8 Mr Freeman, who appears for Mr Ciallella, submits that the proper construction is that the document signed by his client constituted an offer and there is no evidence of acceptance and, in consequence, the offer does not satisfy the terms of the Conveyancing Act 1919, s 54A(1). He cites as authority for that proposition, if authority were needed, John Wakim & Sons Pty Ltd v BBA Industries Pty Limited (2000) NSW ConvR 55-946 at [14].

9 In my view, the construction put forward by Mr Freeman is to be preferred. It does seem to me that the document is couched in terms of an offer rather than the acceptance of an offer. The notion that there was a concluded agreement evidenced by the document stands contrary to the terms of the solicitor’s letter of the same day stating that Acorn Cove had expressed an interest in acquiring the property of Mr Ciallella. Had the solicitor understood that a concluded contract had been reached, the terminology of the letter would, in my view, have been different.

10 I had some difficulty with the crossing out of the words “three weeks” in the document of 17 February 2006, but understand, from the conversation that took place, that the offer would be one that required immediate acceptance.

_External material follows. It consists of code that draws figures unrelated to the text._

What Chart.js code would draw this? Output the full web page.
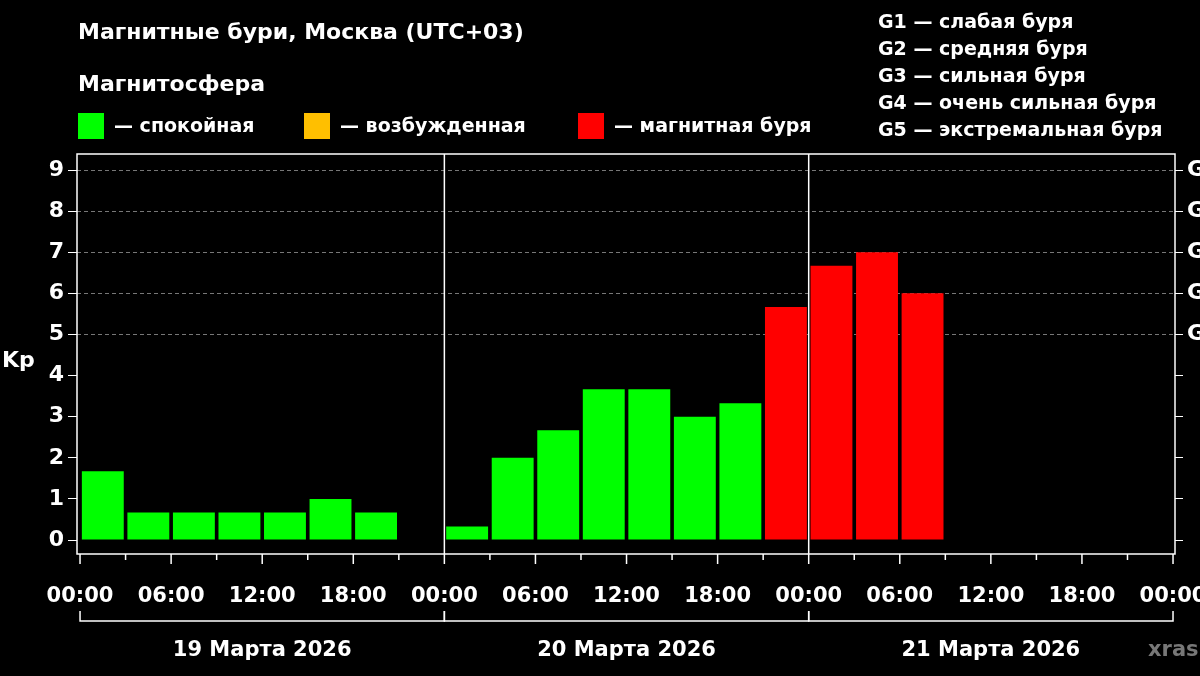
<!DOCTYPE html>
<html>
<head>
<meta charset="utf-8">
<script src="https://cdn.jsdelivr.net/npm/chart.js@4"></script>
<style>
  html, body { margin: 0; padding: 0; background: #000; }
  #wrap { width: 1200px; height: 676px; }
</style>
</head>
<body>
<div id="wrap"><canvas id="kp"></canvas></div>
<script>
const slotHours = [0, 3, 6, 9, 12, 15, 18, 21, 24, 27, 30, 33, 36, 39, 42, 45, 48, 51, 54, 57, 60, 63, 66, 69];
const kpValues = [1.67, 0.67, 0.67, 0.67, 0.67, 1.0, 0.67, null,
                  0.33, 2.0, 2.67, 3.67, 3.67, 3.0, 3.33, 5.67,
                  6.67, 7.0, 6.0, null, null, null, null, null];
const dayLabels = ['19 Марта 2026', '20 Марта 2026', '21 Марта 2026'];
const stormLabels = ['G1', 'G2', 'G3', 'G4', 'G5'];
const stormLegend = ['G1 — слабая буря', 'G2 — средняя буря', 'G3 — сильная буря', 'G4 — очень сильная буря', 'G5 — экстремальная буря'];

const FONT = '"DejaVu Sans", sans-serif';
const GREEN = '#00ff00', ORANGE = '#ffbf00', RED = '#ff0000';

function barColor(v) {
  if (v >= 5) return RED;
  if (v >= 4) return ORANGE;
  return GREEN;
}

// frame, day separators, x ticks and labels, brackets and header text
const decor = {
  id: 'decor',
  afterDatasetsDraw(chart) {
    const ctx = chart.ctx, a = chart.chartArea, x = chart.scales.x;
    ctx.save();
    ctx.strokeStyle = '#fff';
    ctx.lineWidth = 1.5;
    ctx.strokeRect(a.left, a.top, a.right - a.left, a.bottom - a.top);
    [24, 48].forEach(h => {
      const px = x.getPixelForValue(h);
      ctx.beginPath(); ctx.moveTo(px, a.top); ctx.lineTo(px, a.bottom); ctx.stroke();
    });
    ctx.fillStyle = '#fff';
    ctx.font = 'bold 21px ' + FONT;
    ctx.textAlign = 'center';
    ctx.textBaseline = 'middle';
    for (let h = 0; h <= 72; h += 3) {
      const px = x.getPixelForValue(h);
      ctx.beginPath(); ctx.moveTo(px, a.bottom); ctx.lineTo(px, a.bottom + (h % 6 === 0 ? 10 : 6)); ctx.stroke();
      if (h % 6 === 0) ctx.fillText(String(h % 24).padStart(2, '0') + ':00', px, 597);
    }
    dayLabels.forEach((d, i) => {
      const x0 = x.getPixelForValue(i * 24), x1 = x.getPixelForValue(i * 24 + 24);
      ctx.beginPath();
      ctx.moveTo(x0, 611); ctx.lineTo(x0, 621); ctx.lineTo(x1, 621); ctx.lineTo(x1, 611);
      ctx.stroke();
      ctx.fillText(d, (x0 + x1) / 2, 651);
    });
    ctx.fillStyle = '#777';
    ctx.textAlign = 'left';
    ctx.fillText('xras', 1148, 651);

    ctx.fillStyle = '#fff';
    ctx.font = 'bold 22px ' + FONT;
    ctx.fillText('Kp', 2, 361);
    ctx.fillText('Магнитные бури, Москва (UTC+03)', 78, 33);
    ctx.fillText('Магнитосфера', 78, 85);
    ctx.font = 'bold 19px ' + FONT;
    const legend = [[GREEN, '— спокойная', 78], [ORANGE, '— возбужденная', 304], [RED, '— магнитная буря', 578]];
    legend.forEach(([c, t, lx]) => {
      ctx.fillStyle = c;
      ctx.fillRect(lx, 113, 26, 26);
      ctx.fillStyle = '#fff';
      ctx.fillText(t, lx + 36, 127);
    });
    stormLegend.forEach((t, i) => ctx.fillText(t, 878, 23 + i * 27));
    ctx.restore();
  }
};

new Chart(document.getElementById('kp'), {
  type: 'bar',
  data: {
    datasets: [{
      data: slotHours.map((h, i) => ({ x: h + 1.5, y: kpValues[i] })),
      backgroundColor: c => barColor(c.raw ? c.raw.y : 0),
      categoryPercentage: 1,
      barPercentage: 0.92,
      yAxisID: 'y'
    }]
  },
  options: {
    responsive: true,
    maintainAspectRatio: false,
    animation: false,
    layout: { padding: { top: 154, left: 0, right: 0, bottom: 0 } },
    plugins: { legend: { display: false }, tooltip: { enabled: false } },
    scales: {
      x: {
        type: 'linear', min: -0.2, max: 72.13, offset: false,
        afterFit: s => { s.height = 122; },
        grid: { display: false, drawTicks: false },
        border: { display: false },
        ticks: { display: false }
      },
      y: {
        min: -0.34, max: 9.39,
        afterBuildTicks: s => { s.ticks = []; for (let k = 0; k <= 9; k++) s.ticks.push({ value: k }); },
        afterFit: s => { s.width = 77; },
        grid: { color: c => c.tick && c.tick.value >= 5 ? '#777' : 'transparent', tickColor: '#fff', tickLength: 9, lineWidth: 1 },
        border: { display: false, dash: [4, 3] },
        ticks: { color: '#fff', padding: 4, font: { family: FONT, size: 22, weight: 'bold' } }
      },
      y1: {
        position: 'right', min: -0.34, max: 9.39,
        afterBuildTicks: s => { s.ticks = []; for (let k = 0; k <= 9; k++) s.ticks.push({ value: k }); },
        afterFit: s => { s.width = 25; },
        grid: { drawOnChartArea: false, tickColor: '#fff', tickLength: 8 },
        border: { display: false },
        ticks: { color: '#fff', padding: 4, font: { family: FONT, size: 22, weight: 'bold' },
          callback: v => v >= 5 ? stormLabels[v - 5] : '' }
      }
    }
  },
  plugins: [decor]
});
</script>
</body>
</html>
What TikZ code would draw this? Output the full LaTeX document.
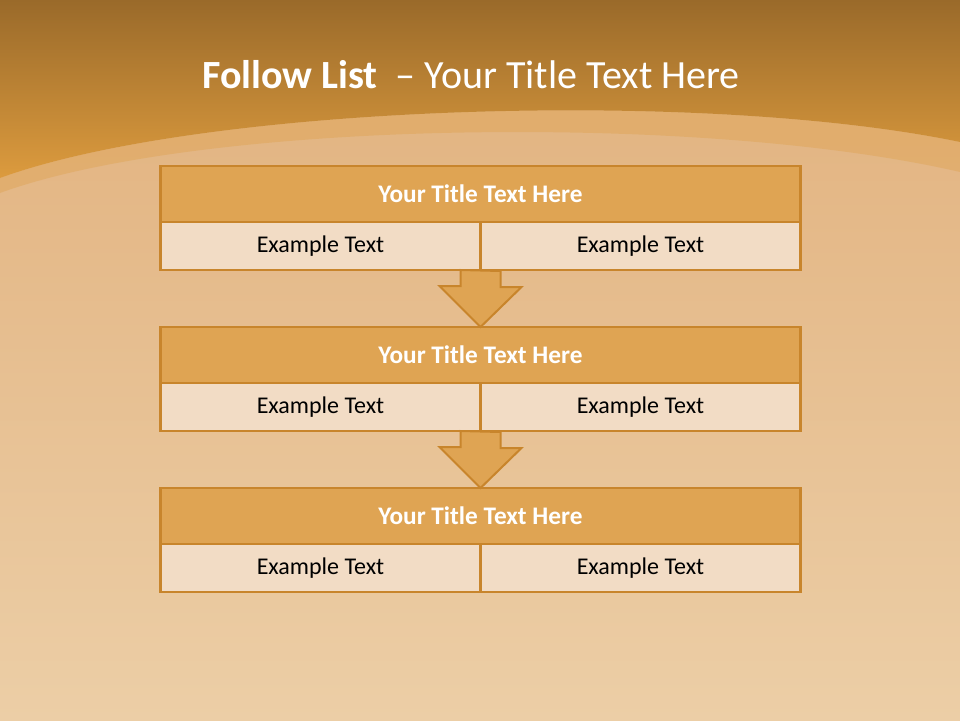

11 In the end that issue is beside the point. Unless there is writing that satisfies the Conveyancing Act 1919, s 54A(1), there is, in my view, no arguable case that would justify an extension of the caveat.

12 In consequence, I dismiss the notice of motion and I order Acorn Cove to pay Mr Ciallella’s costs. I stand the matter over before the Registrar on Friday 28 April 2006.